• _SHORT EXERCISE_
Copy each line in which the string "this" occurs.

• _THE INPUT_
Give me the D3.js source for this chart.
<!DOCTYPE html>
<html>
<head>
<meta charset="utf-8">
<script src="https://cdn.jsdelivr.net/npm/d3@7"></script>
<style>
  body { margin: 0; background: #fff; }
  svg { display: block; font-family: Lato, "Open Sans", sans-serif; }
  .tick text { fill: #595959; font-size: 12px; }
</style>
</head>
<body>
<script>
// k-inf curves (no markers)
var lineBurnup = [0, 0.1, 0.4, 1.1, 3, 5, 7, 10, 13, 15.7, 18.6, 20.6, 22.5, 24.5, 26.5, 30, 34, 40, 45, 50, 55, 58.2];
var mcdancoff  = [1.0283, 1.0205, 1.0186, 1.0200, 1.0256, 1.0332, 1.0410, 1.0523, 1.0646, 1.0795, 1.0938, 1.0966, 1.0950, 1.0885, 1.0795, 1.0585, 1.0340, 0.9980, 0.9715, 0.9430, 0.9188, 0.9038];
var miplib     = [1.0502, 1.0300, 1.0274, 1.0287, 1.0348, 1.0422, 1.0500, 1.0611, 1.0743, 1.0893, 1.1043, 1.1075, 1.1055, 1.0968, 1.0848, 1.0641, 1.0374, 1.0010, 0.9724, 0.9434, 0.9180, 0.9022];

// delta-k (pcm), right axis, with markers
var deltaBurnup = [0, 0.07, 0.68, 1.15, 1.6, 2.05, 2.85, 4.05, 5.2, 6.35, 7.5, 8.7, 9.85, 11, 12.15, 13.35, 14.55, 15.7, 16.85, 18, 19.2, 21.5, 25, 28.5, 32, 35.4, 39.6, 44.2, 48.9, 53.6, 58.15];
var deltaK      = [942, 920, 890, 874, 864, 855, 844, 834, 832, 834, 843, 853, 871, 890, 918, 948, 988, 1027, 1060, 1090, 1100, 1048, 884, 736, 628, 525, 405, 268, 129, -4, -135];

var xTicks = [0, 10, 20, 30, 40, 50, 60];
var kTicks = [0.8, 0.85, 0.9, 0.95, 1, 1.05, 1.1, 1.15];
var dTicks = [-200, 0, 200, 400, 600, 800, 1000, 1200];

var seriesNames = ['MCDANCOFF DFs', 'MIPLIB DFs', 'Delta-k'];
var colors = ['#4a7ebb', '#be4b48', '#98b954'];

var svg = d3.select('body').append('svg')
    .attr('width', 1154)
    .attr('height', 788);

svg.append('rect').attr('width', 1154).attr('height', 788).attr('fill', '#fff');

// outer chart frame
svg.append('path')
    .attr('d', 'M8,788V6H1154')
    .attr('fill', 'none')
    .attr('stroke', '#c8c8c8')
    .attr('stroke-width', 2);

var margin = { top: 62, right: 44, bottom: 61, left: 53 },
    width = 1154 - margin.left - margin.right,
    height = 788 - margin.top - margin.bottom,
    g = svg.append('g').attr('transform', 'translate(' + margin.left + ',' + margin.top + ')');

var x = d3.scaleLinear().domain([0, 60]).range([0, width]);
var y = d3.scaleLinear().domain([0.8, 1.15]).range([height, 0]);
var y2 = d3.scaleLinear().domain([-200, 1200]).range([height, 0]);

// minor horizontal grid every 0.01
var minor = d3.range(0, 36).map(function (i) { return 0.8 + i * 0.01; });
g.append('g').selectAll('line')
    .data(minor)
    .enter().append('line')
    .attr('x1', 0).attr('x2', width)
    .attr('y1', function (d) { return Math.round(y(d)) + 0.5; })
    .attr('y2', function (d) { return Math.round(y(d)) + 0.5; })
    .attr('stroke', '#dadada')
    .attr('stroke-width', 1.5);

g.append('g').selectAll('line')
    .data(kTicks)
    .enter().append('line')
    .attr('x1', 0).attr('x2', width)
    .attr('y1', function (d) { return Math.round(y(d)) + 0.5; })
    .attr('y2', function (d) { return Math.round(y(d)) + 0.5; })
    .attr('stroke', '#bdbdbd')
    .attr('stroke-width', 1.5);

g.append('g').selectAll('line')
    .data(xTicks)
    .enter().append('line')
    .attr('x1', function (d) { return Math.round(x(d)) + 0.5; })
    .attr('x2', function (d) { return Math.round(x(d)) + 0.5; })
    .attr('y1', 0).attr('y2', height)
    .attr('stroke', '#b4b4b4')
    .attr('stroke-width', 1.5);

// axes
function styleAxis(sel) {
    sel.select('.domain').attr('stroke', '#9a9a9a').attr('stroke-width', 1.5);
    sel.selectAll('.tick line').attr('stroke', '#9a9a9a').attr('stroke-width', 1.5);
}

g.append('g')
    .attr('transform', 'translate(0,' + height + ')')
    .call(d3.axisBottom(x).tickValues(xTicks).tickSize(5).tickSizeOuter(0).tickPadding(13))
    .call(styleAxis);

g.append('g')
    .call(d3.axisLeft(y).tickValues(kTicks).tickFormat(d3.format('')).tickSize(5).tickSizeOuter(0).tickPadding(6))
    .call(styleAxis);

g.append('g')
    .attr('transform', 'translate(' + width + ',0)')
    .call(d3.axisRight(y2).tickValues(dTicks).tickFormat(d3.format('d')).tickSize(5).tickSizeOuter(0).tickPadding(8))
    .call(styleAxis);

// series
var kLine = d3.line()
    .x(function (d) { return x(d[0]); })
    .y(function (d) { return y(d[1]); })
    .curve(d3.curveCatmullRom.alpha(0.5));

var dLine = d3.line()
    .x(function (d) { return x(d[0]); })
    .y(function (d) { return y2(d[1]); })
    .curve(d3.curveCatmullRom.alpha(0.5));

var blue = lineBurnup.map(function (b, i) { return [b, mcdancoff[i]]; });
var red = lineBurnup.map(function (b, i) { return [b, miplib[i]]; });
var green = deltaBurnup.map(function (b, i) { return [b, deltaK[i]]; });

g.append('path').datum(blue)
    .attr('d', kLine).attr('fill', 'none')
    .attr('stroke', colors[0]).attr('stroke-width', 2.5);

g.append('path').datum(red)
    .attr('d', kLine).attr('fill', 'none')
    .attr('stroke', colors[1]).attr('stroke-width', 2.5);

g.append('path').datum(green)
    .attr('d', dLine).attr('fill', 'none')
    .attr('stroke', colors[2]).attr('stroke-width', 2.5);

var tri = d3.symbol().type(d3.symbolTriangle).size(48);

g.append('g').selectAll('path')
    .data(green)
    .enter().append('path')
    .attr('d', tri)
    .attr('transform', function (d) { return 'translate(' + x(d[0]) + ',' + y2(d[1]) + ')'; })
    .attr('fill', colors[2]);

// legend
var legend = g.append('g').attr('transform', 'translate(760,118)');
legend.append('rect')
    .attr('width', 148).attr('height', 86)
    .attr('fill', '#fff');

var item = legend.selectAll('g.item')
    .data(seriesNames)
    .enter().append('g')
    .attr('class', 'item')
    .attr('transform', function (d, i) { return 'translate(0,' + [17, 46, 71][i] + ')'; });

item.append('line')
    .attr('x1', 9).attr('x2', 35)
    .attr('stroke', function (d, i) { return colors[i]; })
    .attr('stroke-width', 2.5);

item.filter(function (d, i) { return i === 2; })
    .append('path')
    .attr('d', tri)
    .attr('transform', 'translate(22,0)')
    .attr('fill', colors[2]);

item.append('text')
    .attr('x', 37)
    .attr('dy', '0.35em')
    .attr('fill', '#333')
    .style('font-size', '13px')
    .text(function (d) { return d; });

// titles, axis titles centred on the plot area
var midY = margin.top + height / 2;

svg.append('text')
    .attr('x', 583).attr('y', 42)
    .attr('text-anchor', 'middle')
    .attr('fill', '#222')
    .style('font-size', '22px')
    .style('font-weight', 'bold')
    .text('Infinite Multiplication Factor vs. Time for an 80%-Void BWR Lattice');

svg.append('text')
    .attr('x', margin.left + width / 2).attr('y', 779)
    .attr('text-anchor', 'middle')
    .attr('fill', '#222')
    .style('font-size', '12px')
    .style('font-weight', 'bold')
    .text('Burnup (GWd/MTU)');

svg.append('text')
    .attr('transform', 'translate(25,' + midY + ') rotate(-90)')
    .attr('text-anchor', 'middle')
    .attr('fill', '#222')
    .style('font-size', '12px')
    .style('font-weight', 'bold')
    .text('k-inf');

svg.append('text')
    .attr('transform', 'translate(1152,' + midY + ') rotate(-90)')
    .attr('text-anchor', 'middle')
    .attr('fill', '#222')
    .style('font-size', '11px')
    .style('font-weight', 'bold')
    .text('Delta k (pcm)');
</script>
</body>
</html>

==

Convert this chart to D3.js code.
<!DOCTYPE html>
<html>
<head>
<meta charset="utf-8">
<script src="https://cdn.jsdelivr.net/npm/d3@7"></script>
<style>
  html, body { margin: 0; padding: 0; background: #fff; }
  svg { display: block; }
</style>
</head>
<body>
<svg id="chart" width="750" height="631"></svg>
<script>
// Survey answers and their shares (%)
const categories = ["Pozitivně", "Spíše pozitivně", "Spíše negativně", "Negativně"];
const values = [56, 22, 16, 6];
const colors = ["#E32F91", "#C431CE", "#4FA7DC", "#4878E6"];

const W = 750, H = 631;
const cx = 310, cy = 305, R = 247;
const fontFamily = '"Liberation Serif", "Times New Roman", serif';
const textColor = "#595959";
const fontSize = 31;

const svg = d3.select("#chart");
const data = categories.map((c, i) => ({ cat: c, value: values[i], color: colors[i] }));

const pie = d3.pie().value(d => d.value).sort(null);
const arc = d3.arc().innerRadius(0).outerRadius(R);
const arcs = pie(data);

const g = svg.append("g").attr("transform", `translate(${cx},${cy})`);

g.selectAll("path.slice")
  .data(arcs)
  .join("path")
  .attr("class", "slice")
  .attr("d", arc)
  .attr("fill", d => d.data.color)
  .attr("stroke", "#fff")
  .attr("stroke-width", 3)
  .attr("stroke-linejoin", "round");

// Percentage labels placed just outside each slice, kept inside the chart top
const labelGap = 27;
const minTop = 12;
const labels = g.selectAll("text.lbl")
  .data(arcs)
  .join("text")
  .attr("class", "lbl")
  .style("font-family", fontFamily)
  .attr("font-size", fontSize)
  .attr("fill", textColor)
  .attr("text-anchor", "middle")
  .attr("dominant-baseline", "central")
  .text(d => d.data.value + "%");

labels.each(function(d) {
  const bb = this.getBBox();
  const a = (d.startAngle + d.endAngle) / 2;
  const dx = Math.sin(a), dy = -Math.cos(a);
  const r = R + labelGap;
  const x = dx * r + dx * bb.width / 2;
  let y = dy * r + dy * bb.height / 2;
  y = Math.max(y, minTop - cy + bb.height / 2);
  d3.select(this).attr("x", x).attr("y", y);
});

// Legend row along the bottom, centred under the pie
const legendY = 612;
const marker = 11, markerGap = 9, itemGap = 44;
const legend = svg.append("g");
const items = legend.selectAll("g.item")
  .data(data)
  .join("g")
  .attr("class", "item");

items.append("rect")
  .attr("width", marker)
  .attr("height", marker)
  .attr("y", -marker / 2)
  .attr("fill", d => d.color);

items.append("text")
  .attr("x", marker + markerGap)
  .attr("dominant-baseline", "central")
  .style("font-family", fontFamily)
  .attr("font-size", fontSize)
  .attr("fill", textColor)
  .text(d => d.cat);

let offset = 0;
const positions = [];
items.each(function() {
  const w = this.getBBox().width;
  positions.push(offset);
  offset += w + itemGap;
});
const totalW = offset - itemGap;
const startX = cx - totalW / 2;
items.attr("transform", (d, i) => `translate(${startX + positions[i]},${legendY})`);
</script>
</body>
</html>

• _EXERCISE ANSWER_
Give me the D3.js source for this chart.
Convert this chart to D3.js code.
  const bb = this.getBBox();
  d3.select(this).attr("x", x).attr("y", y);
  const w = this.getBBox().width;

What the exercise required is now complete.